They are a humble people, the Christians. A cheek-turning, brother-loving, genuflecting lot. How appropriate, then, that in order to share their humility with all and sundry they would build gigantic, overwhelming, towering edifices to honor their modest carpenter.
Oh, but they sure knew how to build, those Christians of old. Vaulted archways 15 stories high so that your neck just bends back more and more to see it, and then your eyes descend once more, sliding down the chandeliers that hang down all the way to the level of your head. Marble pillars and gilded archways and the main basilica so huge that you cannot encompass it all, and find yourself rotating, panoramic, 360 degrees again and again just to absorb it all into your eyes.
Mosaics of saints line the walls, reconstructed. Icons of Christ remain as plaques on the wall, explaining their absence. The altar once contained a crucifix, I'm sure, now golden letters signal the power changing hands, Christians - OUT. Muslims - IN.

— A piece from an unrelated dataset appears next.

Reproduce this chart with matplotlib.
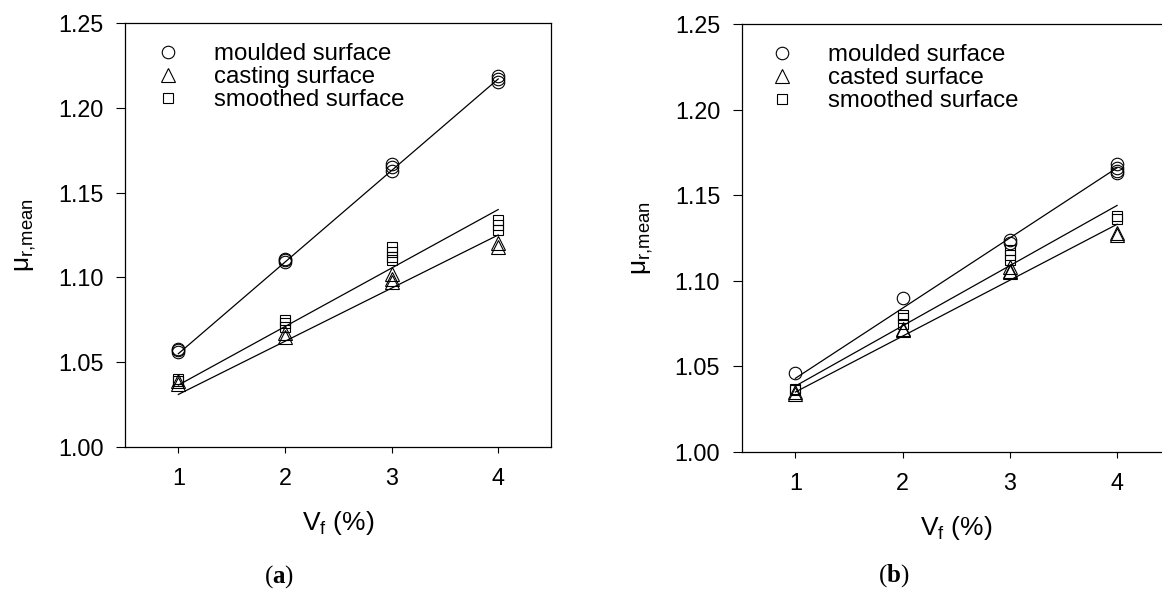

The muslims came in and made it their own. An illustration near the entrance shows how it was during the reign on Mehmet the Conqueror. The entire hallway, open, huge, carpeted entirely with, well, carpets. Red and green and all the weaves and woofs. Blue and yellow, interlocking flowers, the vaulted domes. Gigantic arabesques like rebuses and riddles. The lights shine in through windows and skylights and the whole place is full of people, getting ready for prayer. The size of the hall, the colorful carpets - it looks more like a bazaar than a church. If you let your imagination push back the walls, you can see plants and flowers growing along the sides. Maybe a small deer jumping through an archway. There is a magical quality to that painting, straight from Arabian Nights. I must find it, somewhere.
The place goes on. Zebra-striped marble walls. Pillars, marble, black or white, capped with doric, ionic, corinthian. Streaked walls, marble, horizontal, vertical, diagonal - the patterns change the higher you look, like geological formations revealed in cross-section.
And the stained glass windows, hallmarks of Christendom, long since shattered and replaced; the vivid blues and yellows shine arabesque sunbeams down on the altar, facing towards Mecca.
Above all, the place is overwhelming. It is not like Europe's dark, stony cathedrals, nor the shiny white marble churches. It is unashamedly, unabashedly huge, something only a Roman emperor at the peak of their decadence could build.
They bring schoolchildren here. You can tell. On the upper gallery, a low-hanging chandelier bears pen-marks of many schooltrips on its ceramic tip. Names and dates and exclamations of eternal friendship. What were they thinking?
Another strange moment. On the upper gallery there is a photo gallery. You walk through it, admiring the aspects of the place, and then it hits you: I'm in the Hagia Sophia, looking at photographs of the Hagia Sophia. Why?
I have no camera. I have no pictures.